_DATASET EXCERPT_
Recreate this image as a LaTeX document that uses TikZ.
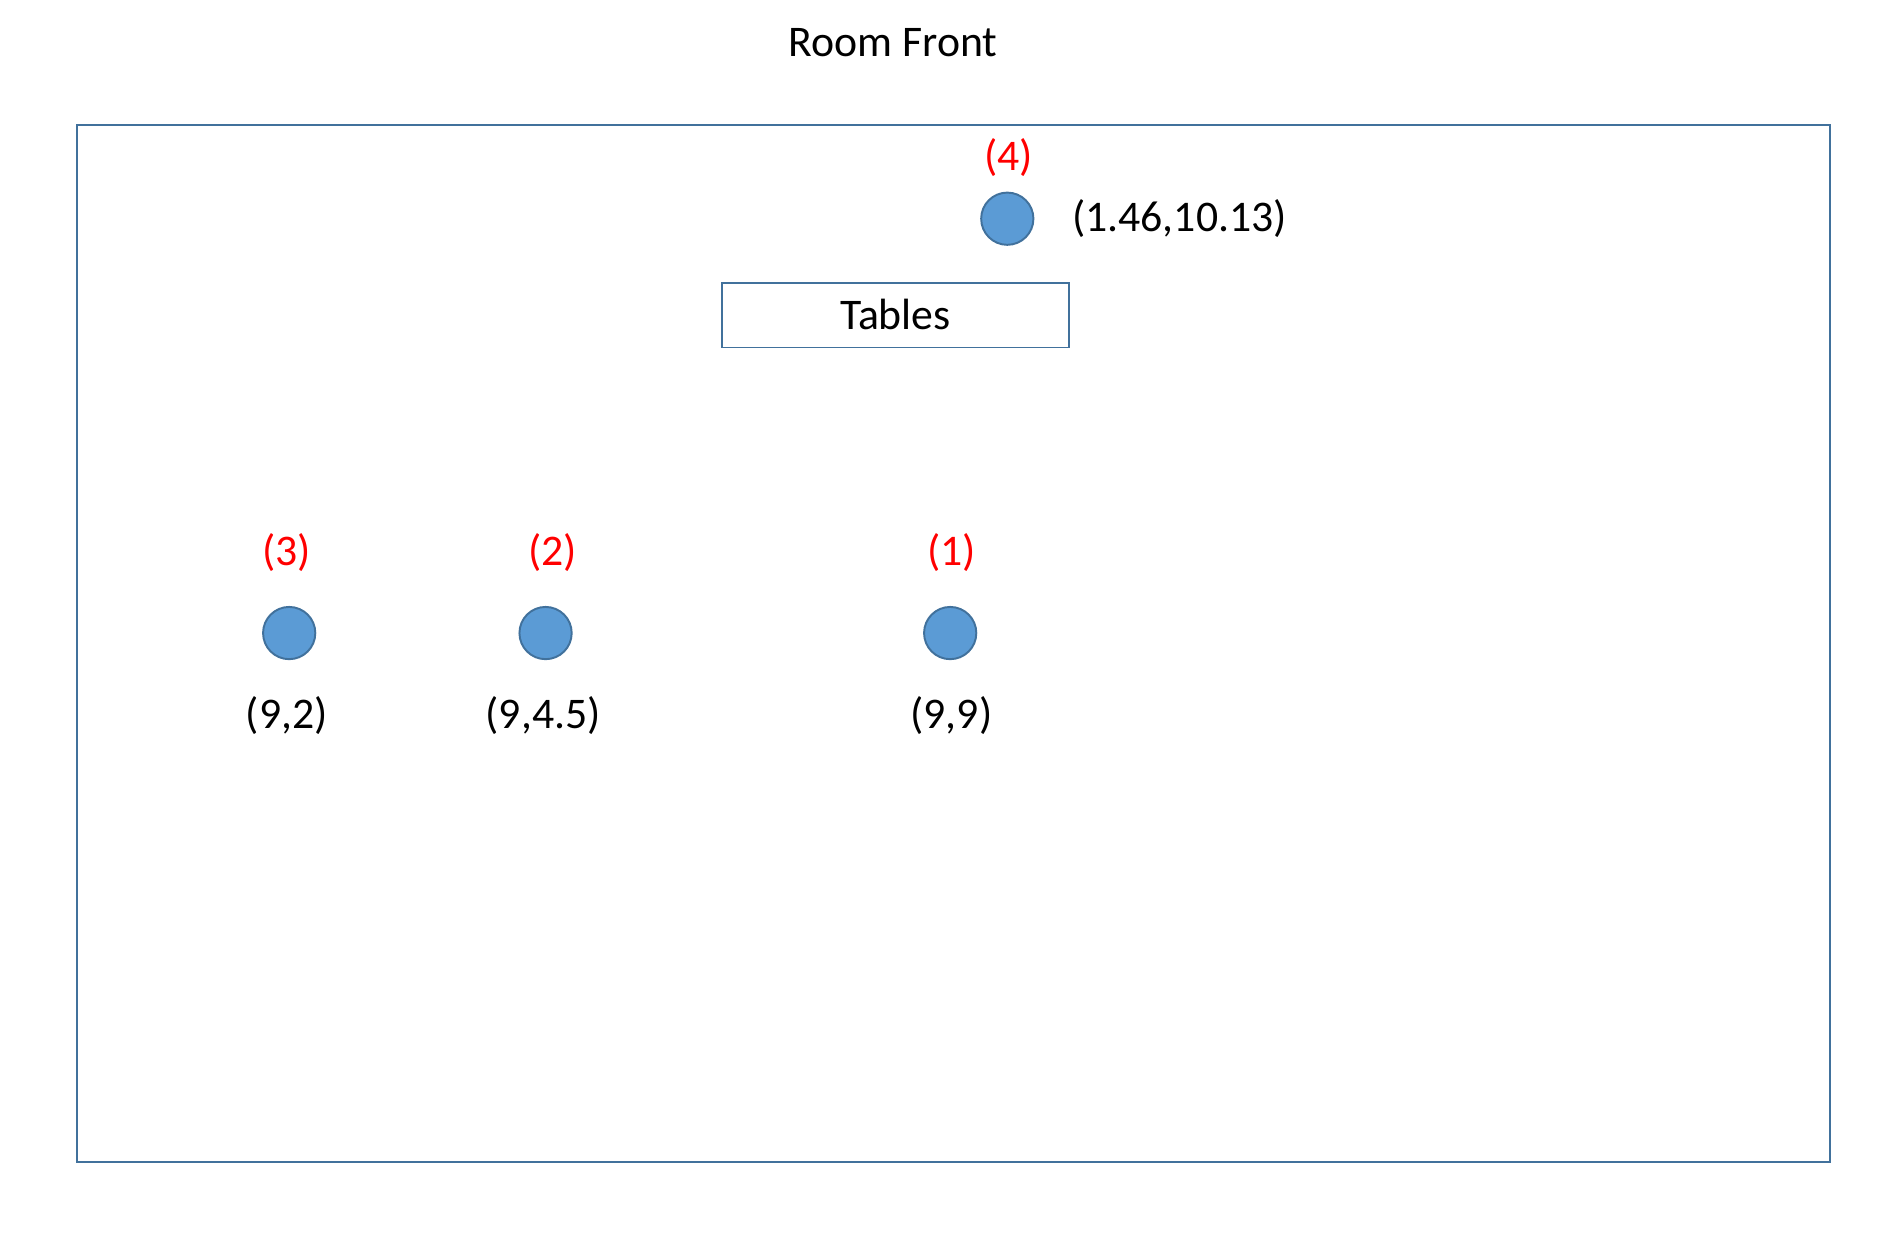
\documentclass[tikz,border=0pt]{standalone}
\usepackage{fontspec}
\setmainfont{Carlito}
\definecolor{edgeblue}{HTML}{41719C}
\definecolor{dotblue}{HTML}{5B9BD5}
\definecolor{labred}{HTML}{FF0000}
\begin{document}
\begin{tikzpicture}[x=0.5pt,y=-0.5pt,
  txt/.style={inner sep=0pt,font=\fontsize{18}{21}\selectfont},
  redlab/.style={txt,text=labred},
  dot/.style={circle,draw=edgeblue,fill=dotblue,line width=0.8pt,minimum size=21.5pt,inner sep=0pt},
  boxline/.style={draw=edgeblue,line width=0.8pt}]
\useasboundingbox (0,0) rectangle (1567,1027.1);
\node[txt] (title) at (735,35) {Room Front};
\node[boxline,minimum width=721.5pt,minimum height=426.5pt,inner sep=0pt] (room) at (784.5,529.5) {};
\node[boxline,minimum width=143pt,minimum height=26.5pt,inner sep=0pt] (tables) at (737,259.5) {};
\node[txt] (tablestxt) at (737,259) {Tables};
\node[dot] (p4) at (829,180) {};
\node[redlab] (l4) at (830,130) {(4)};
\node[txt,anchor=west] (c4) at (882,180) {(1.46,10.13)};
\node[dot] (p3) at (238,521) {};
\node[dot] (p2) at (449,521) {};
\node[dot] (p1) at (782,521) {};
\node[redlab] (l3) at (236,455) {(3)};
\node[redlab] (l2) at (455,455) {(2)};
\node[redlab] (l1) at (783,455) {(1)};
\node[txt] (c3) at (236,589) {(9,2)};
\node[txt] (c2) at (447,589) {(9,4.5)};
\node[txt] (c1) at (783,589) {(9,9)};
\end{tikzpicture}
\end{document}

_WHAT YOU WILL DO_
The data should be printed again unchanged; leave its pictures out.

_ANSWER TO THE EXERCISE_
Recreate this image as a LaTeX document that uses TikZ.
\documentclass[tikz,border=0pt]{standalone}
\usepackage{fontspec}
\setmainfont{Carlito}
\definecolor{edgeblue}{HTML}{41719C}
\definecolor{dotblue}{HTML}{5B9BD5}
\definecolor{labred}{HTML}{FF0000}
\begin{document}
\begin{tikzpicture}[x=0.5pt,y=-0.5pt,
  txt/.style={inner sep=0pt,font=\fontsize{18}{21}\selectfont},
  redlab/.style={txt,text=labred},
  dot/.style={circle,draw=edgeblue,fill=dotblue,line width=0.8pt,minimum size=21.5pt,inner sep=0pt},
  boxline/.style={draw=edgeblue,line width=0.8pt}]
\useasboundingbox (0,0) rectangle (1567,1027.1);
\node[txt] (title) at (735,35) {Room Front};
\node[boxline,minimum width=721.5pt,minimum height=426.5pt,inner sep=0pt] (room) at (784.5,529.5) {};
\node[boxline,minimum width=143pt,minimum height=26.5pt,inner sep=0pt] (tables) at (737,259.5) {};
\node[txt] (tablestxt) at (737,259) {Tables};
\node[dot] (p4) at (829,180) {};
\node[redlab] (l4) at (830,130) {(4)};
\node[txt,anchor=west] (c4) at (882,180) {(1.46,10.13)};
\node[dot] (p3) at (238,521) {};
\node[dot] (p2) at (449,521) {};
\node[dot] (p1) at (782,521) {};
\node[redlab] (l3) at (236,455) {(3)};
\node[redlab] (l2) at (455,455) {(2)};
\node[redlab] (l1) at (783,455) {(1)};
\node[txt] (c3) at (236,589) {(9,2)};
\node[txt] (c2) at (447,589) {(9,4.5)};
\node[txt] (c1) at (783,589) {(9,9)};
\end{tikzpicture}
\end{document}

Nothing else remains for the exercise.